“Se nada der certo” deveria ser “o que é dar certo no brasil? ”

Observatório Psicanalítico 12/2017

Ensaios sobre acontecimentos sociais, culturais e políticos do Brasil e do mundo.

 

“Se nada der certo” deveria ser “o que é dar certo no brasil?”

Ruggero Levy

 

A desastrada atividade “Se nada der certo” do Instituto Evangélico de Novo Hamburgo (IENH – RS) talvez denote a desorientação ética que vivemos atualmente em nosso país. Pelo que pude compreender esta escola pretendia levar os alunos a fazer uma reflexão sobre o que eles fariam caso não fossem aprovados no vestibular, trajetória usualmente buscada pelos estudantes de classe média e alta no Brasil. Entretanto, estes educadores conduziram seus alunos a uma confusão de valores, pois ao se imaginarem sem um curso superior, os jovens se fantasiaram com roupas de profissões de quem, por assim dizer, “não deu certo”: faxineiros, vendedoras de cosméticos, porteiros, etc. Ora, como não deram certo? Por que não deram certo? Na verdade, o que é dar certo, hoje no Brasil?

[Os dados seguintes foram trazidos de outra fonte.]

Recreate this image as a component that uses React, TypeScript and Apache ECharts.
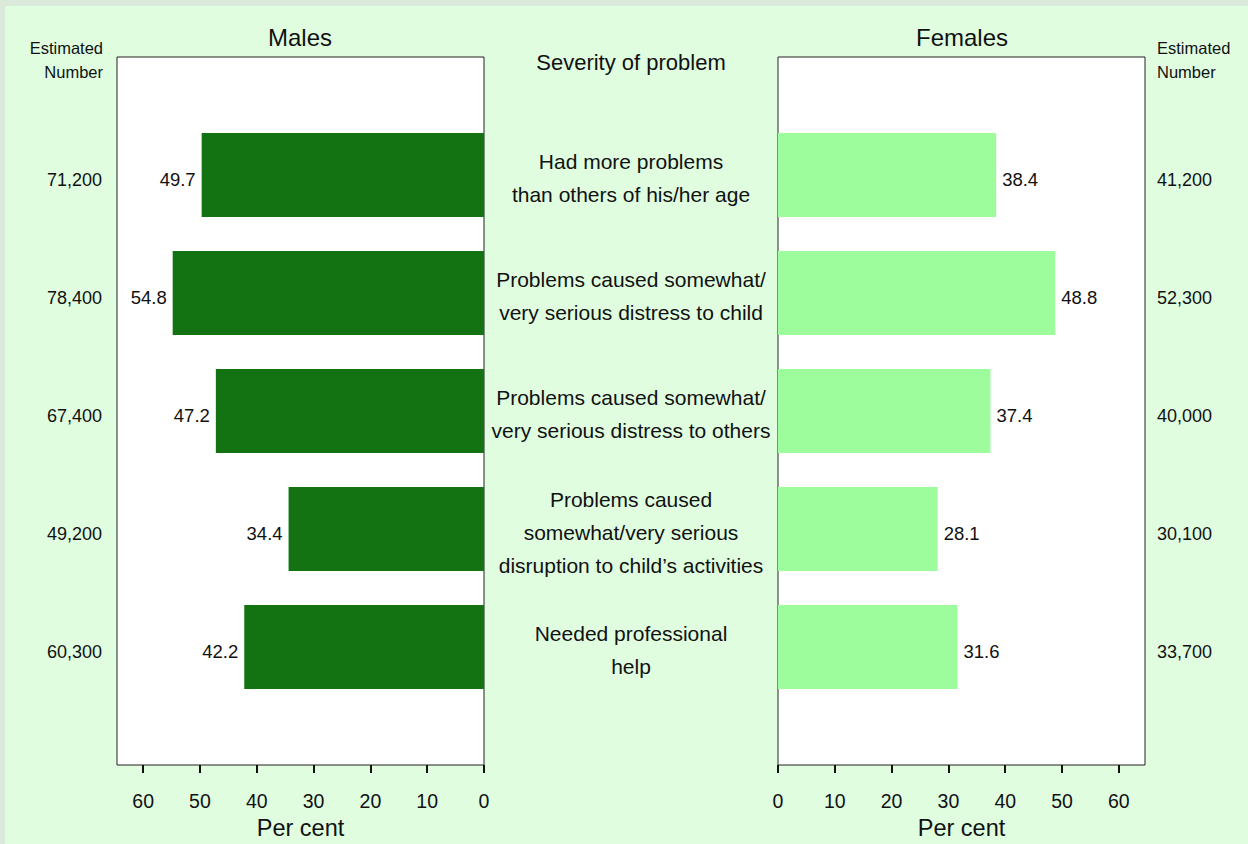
import React, { useEffect, useRef } from "react";
import * as echarts from "echarts";

const categories = [
  "",
  "Had more problems\nthan others of his/her age",
  "Problems caused somewhat/\nvery serious distress to child",
  "Problems caused somewhat/\nvery serious distress to others",
  "Problems caused\nsomewhat/very serious\ndisruption to child\u2019s activities",
  "Needed professional\nhelp",
  "",
];
const malesPct = [null, 49.7, 54.8, 47.2, 34.4, 42.2, null];
const femalesPct = [null, 38.4, 48.8, 37.4, 28.1, 31.6, null];
const malesEstimated = ["", "71,200", "78,400", "67,400", "49,200", "60,300", ""];
const femalesEstimated = ["", "41,200", "52,300", "40,000", "30,100", "33,700", ""];
const tickValues = [0, 10, 20, 30, 40, 50, 60];

const FONT = "'Liberation Sans', Arial, sans-serif";
const TXT = "#111";

export default function App() {
  const ref = useRef<HTMLDivElement>(null);
  useEffect(() => {
    if (!ref.current) return;
    const chart = echarts.init(ref.current, null, { renderer: "svg" });
    const xAxisCommon = (inverse: boolean, gridIndex: number) => ({
      type: "value",
      gridIndex,
      min: 0,
      max: 64.6,
      inverse,
      position: "bottom",
      splitLine: { show: false },
      axisLine: { show: false },
      axisTick: {
        show: true,
        inside: false,
        length: 8,
        customValues: tickValues,
        lineStyle: { color: TXT, width: 2 },
      },
      axisLabel: {
        customValues: tickValues,
        fontSize: 19.5,
        color: TXT,
        fontFamily: FONT,
        margin: 26,
      },
      name: "Per cent",
      nameLocation: "middle",
      nameGap: 51,
      nameTextStyle: { fontSize: 23.5, color: TXT, fontFamily: FONT },
    });
    const yCommon = (gridIndex: number) => ({
      type: "category",
      gridIndex,
      data: categories,
      inverse: true,
      boundaryGap: false,
      axisLine: { show: false },
      axisTick: { show: false },
      splitLine: { show: false },
    });
    const gridCommon = {
      top: 57,
      width: 367,
      height: 708,
      show: true,
      backgroundColor: "#ffffff",
      borderColor: "#222",
      borderWidth: 1,
      outerBoundsMode: "none",
      containLabel: false,
    };
    const estRich = { e: { fontSize: 18, color: TXT, fontFamily: FONT, padding: [9, 0, 0, 0] } };
    const catRich = {
      n: { fontSize: 21, lineHeight: 33, color: TXT, fontFamily: FONT, padding: [6, 0, 0, 0] },
    };
    const barLabel = {
      show: true,
      position: "outside",
      distance: 6,
      offset: [0, 4],
      fontSize: 18.5,
      color: TXT,
      fontFamily: FONT,
      formatter: (p: any) => p.value.toFixed(1),
    };
    chart.setOption({
      animation: false,
      textStyle: { fontFamily: FONT },
      grid: [
        { ...gridCommon, left: 117 },
        { ...gridCommon, left: 778 },
      ],
      xAxis: [xAxisCommon(true, 0), xAxisCommon(false, 1)],
      yAxis: [
        {
          ...yCommon(0),
          position: "left",
          axisLabel: {
            interval: 0,
            margin: 15,
            fontSize: 18,
            color: TXT,
            fontFamily: FONT,
            rich: estRich,
            formatter: (_v: string, i: number) => (malesEstimated[i] ? `{e|${malesEstimated[i]}}` : ""),
          },
        },
        {
          ...yCommon(0),
          position: "right",
          axisLabel: {
            interval: 0,
            margin: 147,
            align: "center",
            fontSize: 21,
            lineHeight: 33,
            color: TXT,
            fontFamily: FONT,
            rich: catRich,
            formatter: (v: string) => {
              if (!v) return "";
              return v
                .split("\n")
                .map((l) => `{n|${l}}`)
                .join("\n");
            },
          },
        },
        {
          ...yCommon(1),
          position: "right",
          axisLabel: {
            interval: 0,
            margin: 12,
            fontSize: 18,
            color: TXT,
            fontFamily: FONT,
            rich: estRich,
            formatter: (_v: string, i: number) => (femalesEstimated[i] ? `{e|${femalesEstimated[i]}}` : ""),
          },
        },
      ],
      series: [
        {
          type: "bar",
          name: "Males",
          xAxisIndex: 0,
          yAxisIndex: 0,
          data: malesPct,
          barWidth: 84,
          itemStyle: { color: "#137313" },
          label: barLabel,
        },
        {
          type: "bar",
          name: "Females",
          xAxisIndex: 1,
          yAxisIndex: 2,
          data: femalesPct,
          barWidth: 84,
          itemStyle: { color: "#9dfd9d" },
          label: barLabel,
        },
      ],
      graphic: [
        {
          type: "text",
          x: 300,
          y: 37,
          style: { text: "Males", fontSize: 24, fill: TXT, fontFamily: FONT, align: "center", verticalAlign: "middle" },
        },
        {
          type: "text",
          x: 962,
          y: 37,
          style: { text: "Females", fontSize: 24, fill: TXT, fontFamily: FONT, align: "center", verticalAlign: "middle" },
        },
        {
          type: "text",
          x: 631,
          y: 62,
          style: { text: "Severity of problem", fontSize: 22, fill: TXT, fontFamily: FONT, align: "center", verticalAlign: "middle" },
        },
        {
          type: "text",
          x: 103,
          y: 60,
          style: {
            text: "Estimated\nNumber",
            fontSize: 16.5,
            lineHeight: 24,
            fill: TXT,
            fontFamily: FONT,
            align: "right",
            verticalAlign: "middle",
          },
        },
        {
          type: "text",
          x: 1157,
          y: 60,
          style: {
            text: "Estimated\nNumber",
            fontSize: 16.5,
            lineHeight: 24,
            fill: TXT,
            fontFamily: FONT,
            align: "left",
            verticalAlign: "middle",
          },
        },
      ],
    });
    return () => chart.dispose();
  }, []);

  return (
    <div style={{ position: "fixed", left: 0, top: 0, width: 1248, height: 844, background: "#dbe9db", overflow: "hidden" }}>
      <div style={{ position: "absolute", left: 5, top: 6, right: 0, bottom: 0, background: "#e0fde0" }} />
      <div ref={ref} style={{ position: "absolute", left: 0, top: 0, width: 1248, height: 844 }} />
    </div>
  );
}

O ponto de partida para refletir sobre essa questão é a enorme desigualdade social que vivemos no Brasil há séculos. Então, podemos dizer que “não deu certo” um porteiro que trabalha de sol a sol para sustentar seus filhos e que logra que eles cresçam fora da marginalidade, estudem em uma escola pública e ganhem seu sustento de forma também digna, em carreira universitária, ou não? Claro que deu certo – e muito certo! -, pois teve que vencer inúmeras adversidades, assim como seus filhos, para terem uma vida pautada pelo bem.

“Dar certo”, do meu ponto de vista, é muito mais do que ter acesso a uma universidade ou a um diploma universitário. Penso que a reflexão sobre o que é “dar certo” em nosso país, além de considerar a enorme desigualdade social e, portanto, de oportunidades, deve ser pautada pela ética e não por conquistas acadêmicas ou financeiras. Por exemplo, duas das empresas de maior sucesso financeiro do Brasil, Odebrecht e JBS, verdadeiros conglomerados internacionais com faturamentos na casa dos bilhões de dólares tiveram êxito financeiro (eu não diria “deram certo”) às custas de vergonhosas negociatas, corrompendo políticos de todos os níveis de poder, de diversas latitudes nacionais e de variadas colorações ideológicas. Certamente tínhamos e temos entre os articuladores destas “tenebrosas transações” muito profissionais de nível universitário, graduados e pós-graduados. Isso é “dar certo”?

Do ponto de vista ético – praticar aquilo que é considerado o bem dentro de uma determinada comunidade -, o porteiro acima referido deu muito mais certo do que estes abastados empresários, réus confessos, possuidores, muitos deles, de diplomas das melhores universidades do mundo.

Desvalorizar, tirar o valor humano, de porteiros, faxineiros, empregadas domésticas e, a priori, valorizar qualquer outra profissão é puro preconceito.
Mas tenho outra preocupação. No ambiente dicotômico que vivemos hoje no Brasil, no clima do “nós e eles”, verdadeira cisão em que o mal é projetado no outro e o sujeito acredita-se portador do bem e da verdade absoluta, incapaz de reconhecer suas faltas, seus erros e suas transgressões, temos que cuidar para não crucificar estes jovens. Temos que cuidar para não subirmos no pedestal da superioridade moral e apontarmos para eles como se fossem os portadores da vergonha. Estamos vivendo hoje no Brasil uma espécie de “macarthismo moral” prontos sempre a perseguir moralmente “aquilo que não é espelho”, numa forma de pensar simplista, por vezes fanática, avessa às complexidades da realidade.

Estes alunos são jovens de classe média e média alta – e isso não é pecado – vítimas da desorientação ética que hoje vivemos. A escola, falando genericamente, é que tem o dever de fazer reflexões éticas mais profundas e medir as consequências das atividades que propõe a seus alunos.

 

(Os textos publicados são de responsabilidade de seus autores).